PROBLEM DESCRIPTION:
Within the data that follows, set down exactly the lines from the one containing "Recreate this image" through the one containing "right_ticks = np.arange(-2, 8.01, 1.0)", both ends included.

INPUT FOR THIS TASK:
:::::

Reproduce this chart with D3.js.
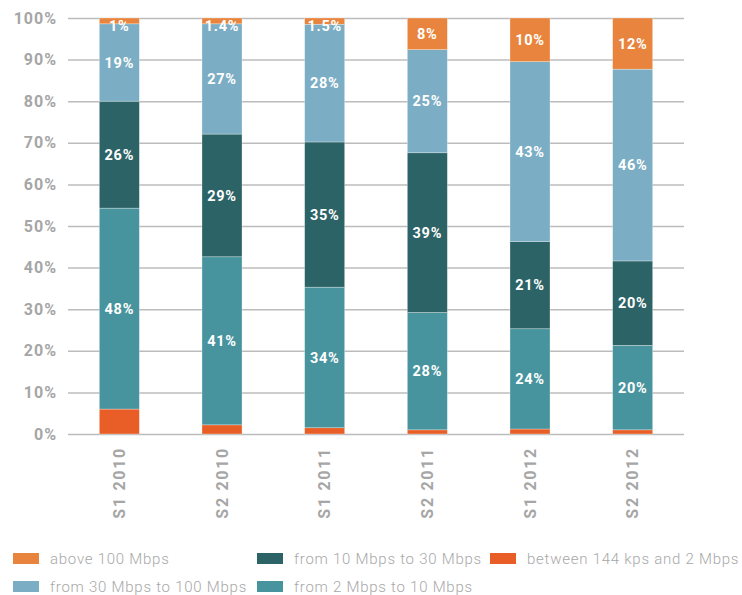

:::::

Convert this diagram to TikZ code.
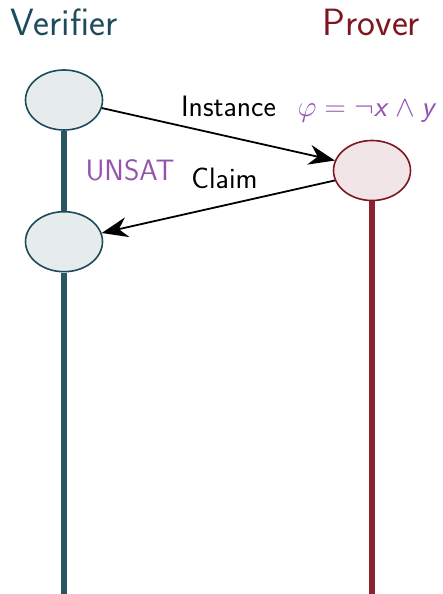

:::::

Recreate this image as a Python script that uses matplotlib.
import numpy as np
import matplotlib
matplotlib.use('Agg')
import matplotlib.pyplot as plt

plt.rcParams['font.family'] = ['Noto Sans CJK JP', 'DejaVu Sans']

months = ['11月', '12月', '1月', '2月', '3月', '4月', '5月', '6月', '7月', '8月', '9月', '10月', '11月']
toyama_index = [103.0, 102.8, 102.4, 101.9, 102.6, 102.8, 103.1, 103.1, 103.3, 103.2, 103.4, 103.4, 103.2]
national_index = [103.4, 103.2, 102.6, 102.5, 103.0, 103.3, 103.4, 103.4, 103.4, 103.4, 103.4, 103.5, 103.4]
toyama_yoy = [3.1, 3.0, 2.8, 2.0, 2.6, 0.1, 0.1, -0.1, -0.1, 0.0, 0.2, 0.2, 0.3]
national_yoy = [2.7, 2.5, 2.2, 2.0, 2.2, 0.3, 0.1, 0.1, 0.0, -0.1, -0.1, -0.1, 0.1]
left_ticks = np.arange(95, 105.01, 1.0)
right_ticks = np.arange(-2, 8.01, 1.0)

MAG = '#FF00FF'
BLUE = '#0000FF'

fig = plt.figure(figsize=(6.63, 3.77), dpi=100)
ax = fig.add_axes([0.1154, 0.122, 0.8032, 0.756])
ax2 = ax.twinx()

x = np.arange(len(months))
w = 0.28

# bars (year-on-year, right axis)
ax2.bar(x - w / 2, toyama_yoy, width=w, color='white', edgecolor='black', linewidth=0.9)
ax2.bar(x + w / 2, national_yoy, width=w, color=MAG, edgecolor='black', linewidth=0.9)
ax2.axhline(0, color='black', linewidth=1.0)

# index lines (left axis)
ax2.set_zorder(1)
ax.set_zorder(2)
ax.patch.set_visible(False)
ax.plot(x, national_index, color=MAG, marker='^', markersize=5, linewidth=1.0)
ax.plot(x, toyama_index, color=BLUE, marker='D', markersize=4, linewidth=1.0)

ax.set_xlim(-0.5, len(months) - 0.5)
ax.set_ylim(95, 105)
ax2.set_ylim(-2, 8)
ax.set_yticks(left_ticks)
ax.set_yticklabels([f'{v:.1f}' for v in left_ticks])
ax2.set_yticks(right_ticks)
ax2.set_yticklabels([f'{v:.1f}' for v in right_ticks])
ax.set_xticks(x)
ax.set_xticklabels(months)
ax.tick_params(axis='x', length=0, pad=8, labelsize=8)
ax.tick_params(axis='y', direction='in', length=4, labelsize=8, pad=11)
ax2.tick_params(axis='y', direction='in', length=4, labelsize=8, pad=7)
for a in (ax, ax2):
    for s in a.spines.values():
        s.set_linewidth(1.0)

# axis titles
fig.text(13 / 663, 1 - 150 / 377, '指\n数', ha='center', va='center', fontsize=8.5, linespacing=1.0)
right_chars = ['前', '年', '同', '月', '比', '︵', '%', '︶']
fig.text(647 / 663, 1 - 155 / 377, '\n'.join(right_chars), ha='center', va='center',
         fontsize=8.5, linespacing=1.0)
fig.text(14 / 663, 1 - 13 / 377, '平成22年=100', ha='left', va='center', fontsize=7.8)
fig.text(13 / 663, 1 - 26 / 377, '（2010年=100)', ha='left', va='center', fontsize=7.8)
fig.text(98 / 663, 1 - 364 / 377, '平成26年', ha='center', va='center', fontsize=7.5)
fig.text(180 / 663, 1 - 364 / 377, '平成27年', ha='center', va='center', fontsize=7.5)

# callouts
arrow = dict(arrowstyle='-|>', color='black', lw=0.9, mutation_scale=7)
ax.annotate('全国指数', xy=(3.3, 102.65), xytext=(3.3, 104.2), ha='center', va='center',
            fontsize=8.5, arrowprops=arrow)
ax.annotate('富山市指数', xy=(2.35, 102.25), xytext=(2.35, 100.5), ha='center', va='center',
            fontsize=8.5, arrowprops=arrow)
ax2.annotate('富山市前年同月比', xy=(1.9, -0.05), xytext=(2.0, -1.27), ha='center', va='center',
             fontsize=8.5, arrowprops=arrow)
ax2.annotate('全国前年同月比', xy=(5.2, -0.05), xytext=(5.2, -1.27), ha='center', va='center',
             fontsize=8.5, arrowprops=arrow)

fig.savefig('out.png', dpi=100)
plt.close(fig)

:::::

THE OUTPUT:
Recreate this image as a Python script that uses matplotlib.
import numpy as np
import matplotlib
matplotlib.use('Agg')
import matplotlib.pyplot as plt

plt.rcParams['font.family'] = ['Noto Sans CJK JP', 'DejaVu Sans']

months = ['11月', '12月', '1月', '2月', '3月', '4月', '5月', '6月', '7月', '8月', '9月', '10月', '11月']
toyama_index = [103.0, 102.8, 102.4, 101.9, 102.6, 102.8, 103.1, 103.1, 103.3, 103.2, 103.4, 103.4, 103.2]
national_index = [103.4, 103.2, 102.6, 102.5, 103.0, 103.3, 103.4, 103.4, 103.4, 103.4, 103.4, 103.5, 103.4]
toyama_yoy = [3.1, 3.0, 2.8, 2.0, 2.6, 0.1, 0.1, -0.1, -0.1, 0.0, 0.2, 0.2, 0.3]
national_yoy = [2.7, 2.5, 2.2, 2.0, 2.2, 0.3, 0.1, 0.1, 0.0, -0.1, -0.1, -0.1, 0.1]
left_ticks = np.arange(95, 105.01, 1.0)
right_ticks = np.arange(-2, 8.01, 1.0)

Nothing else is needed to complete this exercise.